Event to help Steamboat Springs community understand how trauma effects emotions, body
STEAMBOAT SPRINGS — After responding to a trauma, Steamboat Springs firefighter and paramedic Marnie Smith and her coworkers go through a debriefing session.
It helps them acknowledge and process what they’ve just seen and experienced.
“The debriefing is also shown to diminish the effects of trauma, so it doesn’t turn into PTSD,” Smith said. “And it helps build resiliency.”
But Smith realized there were often others left behind — bystanders who weren’t given a chance to debrief. Some of those bearing witness to a traumatic scene, especially if it involved a loved one, may have been experiencing one of the worst days of their lives, she knew.
In her other role as executive director of the Routt County Crisis Support, Smith is partnering with Angela Melzer, a licensed clinical social worker and owner of Minds in Motion, to host a presentation on Tuesday, April 16, titled, “Traumatic Grief in our Community, in our Nervous System.”
There’s a science as to how trauma manifests itself physically in the human body, which, if better understood, can help people better cope. And Smith and Melzer want to share that information with everyone.
Melzer recently completed a three-year study on trauma resolution in the nervous system.
What: Traumatic Grief in our Community, in our Nervous System presented by Routt County Crisis Support and Minds in Motion
When: Tuesday, April 16, from 5 p.m. to 7 p.m.
Where: Olympian Hall, 845 Howelsen Parkway
“Our community has experienced a significant amount of traumatic loss,” Melzer wrote in a news release. “A single traumatic loss can take a toll on the daily stress management and coping skills of a healthy adult or child.”
Melzer presents a unique perspective and a lot of science to understanding how trauma affects the body, Smith said.
And Smith and her nonprofit are bringing that insight to the community.
“I felt terrible leaving those bystanders,” Smith said. She wanted to build a bridge and connect more people affected by trauma to the tools and resources to better get through it.
Preventing post traumatic stress disorder can also help prevent a wide array of health issues. Research shows those with PTSD are more likely to experience problems such as arthritis, heart disease, digestive problems and respiratory issues.
Smith is quick to acknowledge trauma can be different for each individual. “One person’s trauma might not be another person’s trauma. What can be minor for one person can be huge for another.”
To understand what is happening in our systems, Melzer wrote, “we must first understand the difference between grief and traumatic grief. Grief is an emotional response to a loss in our lives, whether it be losing a pet, moving away from a cherished community, unemployment or the death of a loved one. Traumatic grief is the emotional response to not only losing something but losing it in a sudden, scary or tragic way that sends our nervous system on a ride.”

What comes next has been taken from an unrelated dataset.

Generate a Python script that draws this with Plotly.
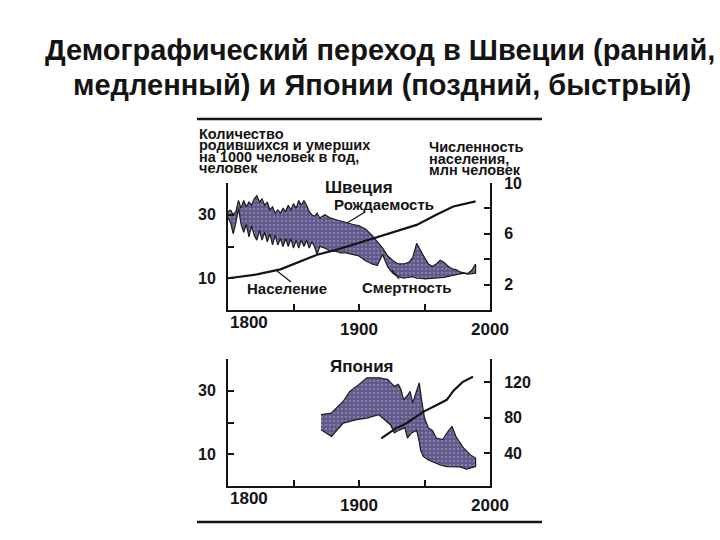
import plotly.graph_objects as go

W, H = 720, 540

# ---------------- data ----------------
# Sweden: births and deaths per 1000 per year
swe_years = [1800, 1802, 1804, 1806, 1808, 1810, 1812, 1814, 1816, 1818, 1820, 1822,
             1824, 1826, 1828, 1830, 1832, 1834, 1836, 1838, 1840, 1842, 1844, 1846,
             1848, 1850, 1852, 1854, 1856, 1858, 1860, 1862, 1864, 1866, 1868, 1870,
             1874, 1878, 1882, 1886, 1890, 1895, 1900, 1905, 1910, 1914, 1918, 1922,
             1926, 1930, 1934, 1938, 1941, 1944, 1947, 1950, 1953, 1956, 1959, 1962,
             1965, 1968, 1971, 1974, 1977, 1980, 1983, 1986, 1989]
swe_birth = [31.0, 31.5, 30.0, 31.0, 34.5, 32.0, 34.5, 32.5, 34.0, 33.0, 35.0, 36.0,
             34.0, 35.0, 33.0, 34.0, 31.5, 32.5, 30.5, 31.5, 30.5, 32.0, 31.0, 33.0,
             31.5, 33.5, 32.0, 34.5, 33.0, 34.5, 33.0, 31.0, 30.0, 29.5, 30.5, 29.0,
             30.0, 29.0, 28.5, 28.0, 27.5, 27.0, 26.5, 25.5, 23.5, 21.5, 19.5, 17.0,
             15.5, 14.5, 14.5, 15.0, 16.5, 21.0, 18.5, 16.5, 14.5, 13.8, 14.5, 15.7,
             15.0, 13.8, 13.0, 12.7, 12.0, 11.8, 11.5, 12.5, 14.5]
swe_death = [29.0, 27.5, 24.0, 27.5, 32.0, 27.0, 24.5, 27.0, 23.0, 26.5, 23.5, 22.0,
             25.0, 22.0, 24.5, 21.5, 24.0, 20.5, 23.5, 20.5, 22.5, 20.0, 22.5, 20.0,
             22.5, 19.5, 22.0, 19.5, 22.0, 20.0, 22.0, 19.5, 21.5, 20.0, 17.5, 20.0,
             19.5, 18.5, 18.5, 18.0, 18.0, 17.5, 17.0, 15.5, 14.5, 14.0, 17.5, 13.5,
             11.5, 10.5, 10.0, 10.2, 10.5, 10.0, 10.0, 9.8, 9.8, 10.0, 10.0, 10.2,
             10.3, 10.6, 11.0, 11.2, 11.4, 11.6, 11.3, 11.5, 11.6]
# Sweden population, million
swe_pop_years = [1800, 1822, 1840, 1855, 1868, 1883, 1903, 1924, 1944, 1959, 1972, 1989]
swe_pop = [2.5, 2.8, 3.2, 3.8, 4.35, 4.75, 5.4, 6.1, 6.7, 7.5, 8.15, 8.55]

# Japan: births and deaths per 1000 per year
jpn_birth_years = [1871, 1879, 1888, 1893, 1900, 1906, 1916, 1922, 1927, 1930, 1932,
                   1934, 1937, 1939, 1941, 1943, 1946, 1948, 1950, 1953, 1956, 1959,
                   1964, 1967, 1971, 1974, 1980, 1985, 1989]
jpn_birth = [22.5, 23.0, 26.7, 29.8, 32.0, 34.1, 34.1, 33.5, 31.4, 32.0, 30.4,
             27.2, 28.5, 29.8, 26.2, 28.5, 32.5, 26.5, 21.4, 18.3, 17.5, 15.1,
             14.6, 16.7, 18.8, 15.6, 11.9, 9.8, 8.8]
jpn_death_years = [1871, 1879, 1888, 1898, 1906, 1915, 1918, 1924, 1927, 1930, 1935,
                   1937, 1940, 1944, 1946, 1947, 1949, 1953, 1957, 1962, 1967, 1972,
                   1977, 1982, 1986, 1989]
jpn_death = [17.7, 15.6, 19.8, 20.9, 21.4, 22.5, 21.4, 19.3, 16.7, 17.5, 18.3,
             15.1, 16.7, 17.5, 14.0, 11.4, 9.3, 8.2, 7.5, 6.6, 6.1, 6.1,
             6.0, 5.3, 5.7, 6.1]
# Japan population, million
jpn_pop_years = [1917, 1928, 1936, 1944, 1949, 1959, 1964, 1967, 1972, 1979, 1987]
jpn_pop = [56.6, 67.8, 73.4, 81.0, 86.5, 94.0, 97.8, 100.0, 110.0, 120.0, 126.0]

# tick labels
x_tickvals = [1850, 1900, 1950, 2000]
x_ticktext = ["", "1900", "", "2000"]
first_year_label = "1800"
rate_tickvals = [10, 20, 30, 40]
rate_ticktext = ["10", "", "30", ""]
swe_pop_tickvals = [2, 4, 6, 8, 10]
swe_pop_ticktext = ["2", "", "6", "", "10"]
jpn_pop_tickvals = [40, 80, 120]
jpn_pop_ticktext = ["40", "80", "120"]

# ---------------- helpers ----------------
def px(x):
    return x / W

def py(y):
    return 1 - y / H

FONT = "Liberation Sans, Arial, sans-serif"
INK = "#141414"
FILL = "#6f6698"

x_dom = [px(228), px(490)]
swe_dom = [py(310), py(183)]
jpn_dom = [py(486), py(359)]

fig = go.Figure()

# Sweden
fig.add_trace(go.Scatter(
    x=swe_years + swe_years[::-1], y=swe_birth + swe_death[::-1],
    fill="toself", fillcolor=FILL, mode="lines",
    fillpattern=dict(shape=".", bgcolor="#5f5689", fgcolor="#a9a2c8", size=4, solidity=0.35),
    line=dict(color="#1b1b1b", width=1.2), xaxis="x", yaxis="y",
    hoverinfo="skip", showlegend=False))
fig.add_trace(go.Scatter(
    x=swe_pop_years, y=swe_pop, mode="lines",
    line=dict(color=INK, width=2.2), xaxis="x", yaxis="y2",
    showlegend=False))

# Japan
fig.add_trace(go.Scatter(
    x=jpn_birth_years + jpn_death_years[::-1], y=jpn_birth + jpn_death[::-1],
    fill="toself", fillcolor=FILL, mode="lines",
    fillpattern=dict(shape=".", bgcolor="#5f5689", fgcolor="#a9a2c8", size=4, solidity=0.35),
    line=dict(color="#1b1b1b", width=1.2), xaxis="x2", yaxis="y3",
    hoverinfo="skip", showlegend=False))
fig.add_trace(go.Scatter(
    x=jpn_pop_years, y=jpn_pop, mode="lines",
    line=dict(color=INK, width=2.2), xaxis="x2", yaxis="y4",
    showlegend=False))

tickfont_x = dict(family=FONT, size=17, color=INK, weight="bold")
tickfont_y = dict(family=FONT, size=16, color=INK, weight="bold")

def xaxis(anchor):
    return dict(domain=x_dom, anchor=anchor, range=[1800, 2000],
                showline=True, linecolor=INK, linewidth=2,
                ticks="inside", ticklen=6, tickwidth=1.5, tickcolor=INK,
                tickvals=x_tickvals, ticktext=x_ticktext, tickfont=tickfont_x,
                ticklabelstandoff=3, showgrid=False, zeroline=False,
                automargin=False)

def yleft(domain, anchor):
    return dict(domain=domain, anchor=anchor, range=[0, 40],
                showline=True, linecolor=INK, linewidth=2,
                ticks="inside", ticklen=6, tickwidth=1.5, tickcolor=INK,
                tickvals=rate_tickvals, ticktext=rate_ticktext, tickfont=tickfont_y,
                ticklabelstandoff=7, showgrid=False, zeroline=False,
                automargin=False)

def yright(overlay, anchor, rng, tv, tt):
    return dict(overlaying=overlay, anchor=anchor, side="right", range=rng,
                showline=True, linecolor=INK, linewidth=2,
                ticks="inside", ticklen=6, tickwidth=1.5, tickcolor=INK,
                tickvals=tv, ticktext=tt, tickfont=tickfont_y,
                ticklabelstandoff=9, showgrid=False, zeroline=False,
                automargin=False)

def txt(x, y, s, size, xanchor="center", bold=True):
    return dict(x=px(x), y=py(y), xref="paper", yref="paper", text=s,
                showarrow=False, xanchor=xanchor, yanchor="middle",
                font=dict(family=FONT, size=size, color=INK,
                          weight="bold" if bold else "normal"))

annotations = [
    txt(380, 50, "Демографический переход в Швеции (ранний,", 29),
    txt(382, 85, "медленный) и Японии (поздний, быстрый)", 29),
    txt(197, 134, "Количество", 14.5, "left"),
    txt(197, 145.5, "родившихся и умерших", 14.5, "left"),
    txt(197, 157, "на 1000 человек в год,", 14.5, "left"),
    txt(197, 168, "человек", 14.5, "left"),
    txt(427, 147, "Численность", 14.5, "left"),
    txt(427, 158.5, "населения,", 14.5, "left"),
    txt(427, 170, "млн человек", 14.5, "left"),
    txt(359, 187, "Швеция", 17),
    txt(362, 366, "Япония", 17),
    txt(384, 204, "Рождаемость", 15),
    txt(287, 288, "Население", 15),
    txt(407, 287, "Смертность", 15),
    txt(249, 322, first_year_label, 17),
    txt(249, 498, first_year_label, 17),
]

def seg(x0, y0, x1, y1, w):
    return dict(type="line", xref="paper", yref="paper",
                x0=px(x0), y0=py(y0), x1=px(x1), y1=py(y1),
                line=dict(color=INK, width=w))

shapes = [
    seg(197, 119, 542, 119, 2.5),
    seg(197, 522, 542, 522, 2.5),
    seg(365, 212, 347, 223, 1.2),
    seg(291, 282, 277, 271, 1.2),
    seg(399, 279, 392, 270, 1.2),
]

fig.update_layout(
    width=W, height=H,
    margin=dict(l=0, r=0, t=0, b=0, autoexpand=False),
    paper_bgcolor="white", plot_bgcolor="rgba(0,0,0,0)",
    showlegend=False,
    xaxis=xaxis("y"),
    yaxis=yleft(swe_dom, "x"),
    yaxis2=yright("y", "x", [0, 10], swe_pop_tickvals, swe_pop_ticktext),
    xaxis2=xaxis("y3"),
    yaxis3=yleft(jpn_dom, "x2"),
    yaxis4=yright("y3", "x2", [3, 146], jpn_pop_tickvals, jpn_pop_ticktext),
    annotations=annotations,
    shapes=shapes,
)

fig.write_html(
    "out.html",
    config={"displayModeBar": False},
    post_script="document.body.style.margin='0';document.body.style.overflow='hidden';",
)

Melzer goes on to explain the Autonomic Nervous System and how it makes rapid decisions as to whether a situation is “safe” or “not safe.”
If deemed not safe, the “fight or flight” system is then activated. And if the trauma is big enough, the body may go into a “functional freeze response.”
Being aware of how it works is the first step in “helping our nervous system navigate through traumatic grief.”
Smith said, once she saw Melzer’s data, she recognized some of the things other first responders were experiencing — stomachaches, heart issues, compromised immune systems, insomnia — were related to trauma. There are also impacts like anxiety, depression and fatigue.
“We hope to help people understand what is happening in their bodies or within the bodies of loved ones when in the midst of the processing traumatic grief. It is also our hope to help people handle this automatic nervous system response in a healthy way,” wrote Melzer. “This is especially relevant for parents who are trying to help their kids process and understand their own experiences with traumatic loss.”
Smith said her goal is create a resilient community and make sure everyone in the community is getting the support they need. From first responders to nurses, doctors and educators, many confront trauma on a regular basis, she noted.
“Let’s get together and talk about it,” Smith said. “And give each other tools.”